Documentation
“Social Justice and Embodiment: Research or Activism?” – Mila Narjollet
As someone studying artistic research – what it is, how it operates, to what ends – I often find myself curious about the invisible line that seems to have been drawn between artistic research and activism. To what extent can a practice that is developed with the intention of disrupting ideas, processes or systems, one based on theories of social justice, embody this dirsuption? To what extent does it in fact simply translate the complexities of a given issue? When it comes to artistic research, is it relevant to compare it to direct action and, in case of the affirmative, what is the significance of the gap between the two?

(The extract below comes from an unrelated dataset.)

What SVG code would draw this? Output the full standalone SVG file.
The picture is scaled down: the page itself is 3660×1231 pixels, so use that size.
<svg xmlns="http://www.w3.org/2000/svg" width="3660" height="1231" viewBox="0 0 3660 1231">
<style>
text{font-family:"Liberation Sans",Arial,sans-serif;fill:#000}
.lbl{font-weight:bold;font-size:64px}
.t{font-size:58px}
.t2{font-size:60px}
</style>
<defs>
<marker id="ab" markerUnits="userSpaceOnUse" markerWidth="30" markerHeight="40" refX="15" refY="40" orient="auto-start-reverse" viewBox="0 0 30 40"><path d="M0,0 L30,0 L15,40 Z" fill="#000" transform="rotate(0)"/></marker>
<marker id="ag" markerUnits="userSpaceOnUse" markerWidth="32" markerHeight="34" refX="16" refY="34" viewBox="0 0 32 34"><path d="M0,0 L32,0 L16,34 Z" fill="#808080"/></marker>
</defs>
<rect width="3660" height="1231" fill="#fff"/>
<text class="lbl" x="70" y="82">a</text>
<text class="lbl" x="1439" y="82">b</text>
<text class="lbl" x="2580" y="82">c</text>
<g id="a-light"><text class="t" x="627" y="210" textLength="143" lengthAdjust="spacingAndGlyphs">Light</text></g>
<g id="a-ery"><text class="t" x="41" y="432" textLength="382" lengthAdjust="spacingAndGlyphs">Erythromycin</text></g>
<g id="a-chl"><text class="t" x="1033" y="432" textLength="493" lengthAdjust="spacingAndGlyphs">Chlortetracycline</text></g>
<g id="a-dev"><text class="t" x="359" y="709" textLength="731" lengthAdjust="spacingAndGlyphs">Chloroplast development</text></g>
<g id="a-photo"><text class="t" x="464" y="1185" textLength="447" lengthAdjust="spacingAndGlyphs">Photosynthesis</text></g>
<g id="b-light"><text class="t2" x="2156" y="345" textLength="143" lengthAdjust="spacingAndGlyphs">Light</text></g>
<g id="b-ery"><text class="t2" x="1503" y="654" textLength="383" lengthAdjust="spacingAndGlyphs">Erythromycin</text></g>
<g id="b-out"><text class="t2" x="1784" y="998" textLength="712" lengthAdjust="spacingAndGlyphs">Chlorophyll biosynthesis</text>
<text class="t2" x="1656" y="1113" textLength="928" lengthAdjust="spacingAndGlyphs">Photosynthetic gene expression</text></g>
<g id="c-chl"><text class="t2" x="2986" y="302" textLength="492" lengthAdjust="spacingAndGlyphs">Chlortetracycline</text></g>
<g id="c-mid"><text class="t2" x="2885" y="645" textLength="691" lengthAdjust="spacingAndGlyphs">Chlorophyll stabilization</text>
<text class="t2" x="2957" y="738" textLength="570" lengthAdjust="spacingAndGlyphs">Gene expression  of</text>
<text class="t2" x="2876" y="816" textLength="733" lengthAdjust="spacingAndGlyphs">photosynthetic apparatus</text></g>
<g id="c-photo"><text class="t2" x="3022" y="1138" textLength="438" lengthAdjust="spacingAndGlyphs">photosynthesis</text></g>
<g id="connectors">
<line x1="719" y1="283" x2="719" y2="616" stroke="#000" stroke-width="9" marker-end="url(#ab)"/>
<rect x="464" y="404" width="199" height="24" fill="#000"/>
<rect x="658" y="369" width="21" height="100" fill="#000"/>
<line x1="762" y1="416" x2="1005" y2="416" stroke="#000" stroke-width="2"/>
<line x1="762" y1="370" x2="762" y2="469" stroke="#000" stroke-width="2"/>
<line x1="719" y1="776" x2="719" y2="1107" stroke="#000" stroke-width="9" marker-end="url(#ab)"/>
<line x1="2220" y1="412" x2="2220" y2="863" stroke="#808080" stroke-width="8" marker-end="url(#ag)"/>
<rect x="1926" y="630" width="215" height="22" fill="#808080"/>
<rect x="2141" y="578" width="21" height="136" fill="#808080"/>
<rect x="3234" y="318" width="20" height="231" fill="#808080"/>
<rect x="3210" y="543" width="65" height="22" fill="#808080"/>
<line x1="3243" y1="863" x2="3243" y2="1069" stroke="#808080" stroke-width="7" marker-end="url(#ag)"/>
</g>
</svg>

“Processing complex emotions is fuel for system change” (Julien 2024). This sentence, written across one of Julien’s slides towards the middle of his lecture struck me as being of the utmost importance. Emotion and affect have currently no legitimacy in academic research, it is not considered a tool or an end to appeal to. But in artistic research, intuition and feeling can be powerful sources of knowledge production. They have the potential to personalize and create nuance in discourse that often seeks to typify and generalize. Perhaps the very effort of corroding the rigidity of academic knowledge and meaning making, the attempt to create new points of departure for research and new narratives to receive it by, have their value in the scheme of a global effort towards social justice.

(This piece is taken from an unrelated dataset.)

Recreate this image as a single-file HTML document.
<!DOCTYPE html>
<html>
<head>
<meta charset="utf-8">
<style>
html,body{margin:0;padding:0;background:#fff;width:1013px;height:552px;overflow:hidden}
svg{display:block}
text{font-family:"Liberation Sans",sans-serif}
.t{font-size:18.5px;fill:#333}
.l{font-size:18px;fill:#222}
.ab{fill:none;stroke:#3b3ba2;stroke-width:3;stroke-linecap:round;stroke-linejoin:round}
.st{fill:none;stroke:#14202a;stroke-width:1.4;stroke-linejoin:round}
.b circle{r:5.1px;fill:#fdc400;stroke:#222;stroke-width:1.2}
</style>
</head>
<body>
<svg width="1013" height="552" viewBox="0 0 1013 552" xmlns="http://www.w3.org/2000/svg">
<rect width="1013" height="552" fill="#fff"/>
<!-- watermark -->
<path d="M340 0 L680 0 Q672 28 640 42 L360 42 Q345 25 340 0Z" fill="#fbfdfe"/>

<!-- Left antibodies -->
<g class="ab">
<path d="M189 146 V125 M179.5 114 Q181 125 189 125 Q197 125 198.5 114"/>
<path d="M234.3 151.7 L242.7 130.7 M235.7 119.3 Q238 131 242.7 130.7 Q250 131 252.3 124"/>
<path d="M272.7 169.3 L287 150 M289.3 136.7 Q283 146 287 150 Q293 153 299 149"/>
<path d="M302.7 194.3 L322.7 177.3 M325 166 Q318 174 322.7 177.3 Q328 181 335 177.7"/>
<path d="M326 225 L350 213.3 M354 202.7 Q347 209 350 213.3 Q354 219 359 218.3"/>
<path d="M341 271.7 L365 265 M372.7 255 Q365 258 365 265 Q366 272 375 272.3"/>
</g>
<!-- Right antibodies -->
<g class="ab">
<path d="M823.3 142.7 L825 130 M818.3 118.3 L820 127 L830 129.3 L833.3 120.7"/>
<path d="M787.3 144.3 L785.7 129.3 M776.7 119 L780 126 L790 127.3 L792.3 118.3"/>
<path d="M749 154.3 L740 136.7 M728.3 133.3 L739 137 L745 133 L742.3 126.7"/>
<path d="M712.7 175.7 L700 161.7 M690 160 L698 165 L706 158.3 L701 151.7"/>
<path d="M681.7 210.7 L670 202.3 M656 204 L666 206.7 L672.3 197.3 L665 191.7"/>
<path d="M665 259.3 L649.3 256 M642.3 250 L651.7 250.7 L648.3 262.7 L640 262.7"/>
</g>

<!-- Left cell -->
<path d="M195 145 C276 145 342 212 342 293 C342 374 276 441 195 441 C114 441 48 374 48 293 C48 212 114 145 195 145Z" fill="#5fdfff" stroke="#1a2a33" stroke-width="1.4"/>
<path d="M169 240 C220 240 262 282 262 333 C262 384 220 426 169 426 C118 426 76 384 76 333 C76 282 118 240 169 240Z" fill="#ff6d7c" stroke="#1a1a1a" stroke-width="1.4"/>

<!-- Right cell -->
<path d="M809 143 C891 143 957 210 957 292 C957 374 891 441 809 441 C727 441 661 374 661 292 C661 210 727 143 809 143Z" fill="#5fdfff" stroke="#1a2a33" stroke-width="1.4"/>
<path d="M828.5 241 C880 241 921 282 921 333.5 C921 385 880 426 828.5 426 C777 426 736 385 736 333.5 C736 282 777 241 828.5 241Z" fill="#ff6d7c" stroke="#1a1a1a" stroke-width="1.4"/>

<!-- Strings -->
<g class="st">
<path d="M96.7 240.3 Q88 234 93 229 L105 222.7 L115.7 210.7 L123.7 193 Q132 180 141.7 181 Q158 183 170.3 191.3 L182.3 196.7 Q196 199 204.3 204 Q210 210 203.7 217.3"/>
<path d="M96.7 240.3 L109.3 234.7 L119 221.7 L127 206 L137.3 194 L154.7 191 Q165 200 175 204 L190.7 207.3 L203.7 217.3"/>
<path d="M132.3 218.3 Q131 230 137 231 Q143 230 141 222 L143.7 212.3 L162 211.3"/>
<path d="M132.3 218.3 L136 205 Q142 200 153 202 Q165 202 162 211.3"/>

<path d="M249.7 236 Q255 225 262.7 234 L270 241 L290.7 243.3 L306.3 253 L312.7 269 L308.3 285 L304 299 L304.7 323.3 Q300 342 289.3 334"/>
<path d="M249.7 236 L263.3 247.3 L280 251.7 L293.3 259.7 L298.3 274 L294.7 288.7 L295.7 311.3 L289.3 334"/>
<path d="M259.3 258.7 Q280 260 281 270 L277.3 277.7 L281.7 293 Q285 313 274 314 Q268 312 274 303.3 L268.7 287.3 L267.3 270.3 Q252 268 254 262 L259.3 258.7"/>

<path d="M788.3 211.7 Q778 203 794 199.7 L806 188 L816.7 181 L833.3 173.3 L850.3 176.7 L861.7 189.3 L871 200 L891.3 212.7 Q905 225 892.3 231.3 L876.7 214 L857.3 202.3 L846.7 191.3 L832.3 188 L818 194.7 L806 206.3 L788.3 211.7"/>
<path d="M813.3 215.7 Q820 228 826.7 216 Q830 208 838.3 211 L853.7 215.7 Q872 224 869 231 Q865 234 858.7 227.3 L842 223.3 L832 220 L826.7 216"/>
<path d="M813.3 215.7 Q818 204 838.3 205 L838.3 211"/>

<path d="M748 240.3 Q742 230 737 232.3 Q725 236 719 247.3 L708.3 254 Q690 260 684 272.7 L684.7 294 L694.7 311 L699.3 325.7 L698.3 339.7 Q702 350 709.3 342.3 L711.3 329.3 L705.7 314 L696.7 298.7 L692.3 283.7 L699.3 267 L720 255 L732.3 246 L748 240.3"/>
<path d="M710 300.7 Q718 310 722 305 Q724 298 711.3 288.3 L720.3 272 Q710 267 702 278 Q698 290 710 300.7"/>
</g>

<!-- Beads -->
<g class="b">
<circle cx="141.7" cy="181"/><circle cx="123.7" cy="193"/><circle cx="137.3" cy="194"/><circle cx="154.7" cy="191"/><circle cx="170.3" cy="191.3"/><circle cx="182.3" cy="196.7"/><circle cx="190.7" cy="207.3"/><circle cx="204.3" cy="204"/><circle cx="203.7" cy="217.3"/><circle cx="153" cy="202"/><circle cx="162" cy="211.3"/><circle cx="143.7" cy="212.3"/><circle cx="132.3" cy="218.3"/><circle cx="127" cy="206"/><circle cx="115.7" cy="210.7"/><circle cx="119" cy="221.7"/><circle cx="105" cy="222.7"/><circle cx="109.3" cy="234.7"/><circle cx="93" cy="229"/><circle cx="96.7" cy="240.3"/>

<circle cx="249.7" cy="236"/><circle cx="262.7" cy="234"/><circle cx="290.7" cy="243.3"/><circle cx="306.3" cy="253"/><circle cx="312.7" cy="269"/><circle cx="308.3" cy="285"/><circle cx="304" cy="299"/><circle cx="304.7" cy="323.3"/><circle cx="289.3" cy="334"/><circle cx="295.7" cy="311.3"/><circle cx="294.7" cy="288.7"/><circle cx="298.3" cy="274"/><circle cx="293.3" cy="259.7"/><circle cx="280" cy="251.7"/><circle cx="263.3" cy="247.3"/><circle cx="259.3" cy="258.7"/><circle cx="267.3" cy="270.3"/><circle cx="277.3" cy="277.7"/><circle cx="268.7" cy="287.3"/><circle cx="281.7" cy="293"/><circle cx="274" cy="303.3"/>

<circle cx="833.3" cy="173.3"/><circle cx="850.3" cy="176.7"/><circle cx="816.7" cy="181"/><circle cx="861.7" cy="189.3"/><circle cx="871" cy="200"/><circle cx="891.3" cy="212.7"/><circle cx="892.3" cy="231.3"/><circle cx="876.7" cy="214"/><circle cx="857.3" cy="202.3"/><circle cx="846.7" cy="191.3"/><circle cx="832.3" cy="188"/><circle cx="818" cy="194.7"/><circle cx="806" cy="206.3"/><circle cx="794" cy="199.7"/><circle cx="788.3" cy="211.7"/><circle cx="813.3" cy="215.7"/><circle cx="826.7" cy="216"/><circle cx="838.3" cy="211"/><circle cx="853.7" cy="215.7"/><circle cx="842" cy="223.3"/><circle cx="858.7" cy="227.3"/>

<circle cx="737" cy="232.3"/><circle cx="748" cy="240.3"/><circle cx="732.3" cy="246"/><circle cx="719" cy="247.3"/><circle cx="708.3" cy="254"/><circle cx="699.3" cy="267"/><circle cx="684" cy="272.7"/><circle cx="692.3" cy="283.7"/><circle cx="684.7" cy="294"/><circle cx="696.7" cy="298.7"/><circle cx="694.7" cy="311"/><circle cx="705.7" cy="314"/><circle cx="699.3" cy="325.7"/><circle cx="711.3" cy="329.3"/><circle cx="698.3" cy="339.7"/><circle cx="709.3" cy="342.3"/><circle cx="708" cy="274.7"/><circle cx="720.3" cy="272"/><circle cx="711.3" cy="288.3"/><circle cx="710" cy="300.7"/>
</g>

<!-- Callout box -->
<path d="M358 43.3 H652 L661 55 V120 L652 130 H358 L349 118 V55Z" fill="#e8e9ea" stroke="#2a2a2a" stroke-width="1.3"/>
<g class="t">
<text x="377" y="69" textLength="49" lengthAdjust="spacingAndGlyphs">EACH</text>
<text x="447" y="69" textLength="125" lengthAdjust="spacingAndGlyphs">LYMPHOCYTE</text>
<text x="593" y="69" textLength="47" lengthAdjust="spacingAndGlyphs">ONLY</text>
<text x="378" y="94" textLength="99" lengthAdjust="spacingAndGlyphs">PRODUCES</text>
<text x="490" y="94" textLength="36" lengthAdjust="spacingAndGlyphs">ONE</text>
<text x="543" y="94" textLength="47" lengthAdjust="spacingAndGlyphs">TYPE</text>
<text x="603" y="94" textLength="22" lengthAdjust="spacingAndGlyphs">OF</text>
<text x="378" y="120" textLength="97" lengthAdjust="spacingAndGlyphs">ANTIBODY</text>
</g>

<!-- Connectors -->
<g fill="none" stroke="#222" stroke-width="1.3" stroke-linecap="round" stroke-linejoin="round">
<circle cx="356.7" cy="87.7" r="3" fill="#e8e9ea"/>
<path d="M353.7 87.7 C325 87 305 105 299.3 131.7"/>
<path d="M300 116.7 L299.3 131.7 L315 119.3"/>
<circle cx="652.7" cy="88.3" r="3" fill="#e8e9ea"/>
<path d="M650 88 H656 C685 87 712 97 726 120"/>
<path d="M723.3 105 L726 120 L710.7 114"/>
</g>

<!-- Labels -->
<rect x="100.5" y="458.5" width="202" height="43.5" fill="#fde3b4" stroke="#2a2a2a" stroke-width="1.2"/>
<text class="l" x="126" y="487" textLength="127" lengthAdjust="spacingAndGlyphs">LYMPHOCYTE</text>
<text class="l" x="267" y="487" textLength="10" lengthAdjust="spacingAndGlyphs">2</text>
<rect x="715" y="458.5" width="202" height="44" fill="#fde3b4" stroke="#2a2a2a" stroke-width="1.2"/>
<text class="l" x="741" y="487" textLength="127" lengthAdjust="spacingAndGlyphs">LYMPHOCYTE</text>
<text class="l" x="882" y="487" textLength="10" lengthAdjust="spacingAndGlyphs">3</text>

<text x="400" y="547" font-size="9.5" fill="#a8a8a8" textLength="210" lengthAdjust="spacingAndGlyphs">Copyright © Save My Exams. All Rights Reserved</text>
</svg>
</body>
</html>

Camille Sapara Barton, an artist, writer and somatic practitioner based in Amsterdam blurs the line between theories of social justice and an artistic practice through care and grief work. During a panel discussion and interview for FIBER Festival in Amsterdam, they stressed the importance of embodied ethics within the medical sector, in pedagogy and in artistic praxis to create what Sapara Barton calls livable futures, “futures that are going to support the web of life, support as many beings as possible to thrive and to live in an abundant and nourishing way” (Sapara Barton 2024). Through works like The SanQtuary (2018-2022) and directing Emergent Bass in Berlin (2020-2024) Sapara Barton engages in the embodiment of ecological and ontological discourses through artistic practice by operating in spaces outside of the gallery or the museum (Sapara Barton 2024). They import processes of care such as somatic practices, harm reduction, meditation and the healing properties of sound and movement to social spaces, particularly nightlife, to access the tangible and direct quality of social work. In this sense Sapara Barton creates spaces which foster the processing of complex emotions, the internal alchemy necessary for system change.

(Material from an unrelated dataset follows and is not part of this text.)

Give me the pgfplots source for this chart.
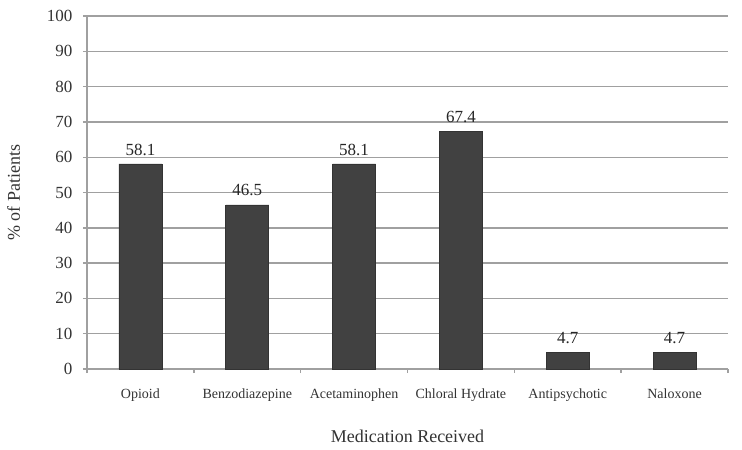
\documentclass[border=0pt]{standalone}
\usepackage{pgfplots}
\pgfplotsset{compat=1.18}
\usepackage{fontspec}
\setmainfont{Liberation Serif}
\definecolor{barfill}{HTML}{414141}
\definecolor{gridgray}{HTML}{A0A0A0}
\begin{document}
\begin{tikzpicture}
\begin{axis}[
    scale only axis,
    width=641bp, height=353bp,
    ymin=0, ymax=100,
    ytick={0,10,...,100},
    xmin=-0.5, xmax=5.5,
    xtick={0,...,5},
    xticklabels={Opioid,Benzodiazepine,Acetaminophen,Chloral Hydrate,Antipsychotic,Naloxone},
    minor xtick={-0.5,0.5,...,5.5},
    major x tick style={draw=none},
    minor tick length=4bp,
    major tick length=4bp,
    tick align=outside,
    tick style={gridgray, line width=1.4bp},
    axis x line*=bottom,
    axis y line*=left,
    axis line style={gridgray, line width=1.4bp},
    ymajorgrids,
    grid style={gridgray, line width=1.4bp},
    /pgf/number format/assume math mode=true,
    yticklabel style={font=\fontsize{17bp}{19bp}\selectfont, color=black!80, xshift=-7bp},
    xticklabel style={font=\fontsize{14bp}{16bp}\selectfont, color=black!80, yshift=-12bp},
    ylabel={\% of Patients},
    xlabel={Medication Received},
    label style={font=\fontsize{18bp}{20bp}\selectfont, color=black!80},
    xlabel style={yshift=-22bp},
    ylabel style={yshift=20bp},
    ybar, bar width=43bp,
    nodes near coords,
    every node near coord/.append style={font=\fontsize{17bp}{19bp}\selectfont, color=black!85, yshift=5bp, /pgf/number format/fixed, /pgf/number format/precision=1, /pgf/number format/fixed zerofill},
    clip=false,
]
\addplot[fill=barfill, draw=black!80, line width=0.6bp] coordinates {
    (0,58.1) (1,46.5) (2,58.1) (3,67.4) (4,4.7) (5,4.7)
};
\end{axis}
\pgfresetboundingbox
\path (current axis.south west) ++(-87bp,-80bp) coordinate (bbsw);
\path (current axis.north east) ++(14bp,16bp) coordinate (bbne);
\useasboundingbox (bbsw) rectangle (bbne);
\end{tikzpicture}
\end{document}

Chris Julien proposes that the distinction itself, between art and activism, life and activism, might be the reason that these kind of practices remain a minority. Julien’s talk stressed that not only are we all activists in the sense that every action is an ethical one, but that our very cells are designed to understand disordered systems and adapt to them. As Julien reminds us, there are systems and discourses at play which convince us that we are under-qualified, unknowing and out-powered when it comes to system change. That it is in fact not necessary to fully understand a system in order to approach it, nor are large disruptions necessary to enact change (Julien 2024). Perhaps the question must be turned outwards: what is preventing artists (and non-artists alike) in the West from engaging more directly with social justice and the embodiment of their ethics?
References
Julien, Chris. 2024. “Transversality, Collapse and Everyday Activism.” Utrecht, NL: Utrecht University.
Sapara Barton, Camille. 2024. “Careful Encounters – New Forms of Collectivity for Sharing Healing Experiences.” Amsterdam, NL: FIBER Festival.
Sapara Barton, Camille. 2024. “Camille Sapara Barton on Grief and Livable Futures.” Interview by Mila Narjollet. FIBER Festival. June 6.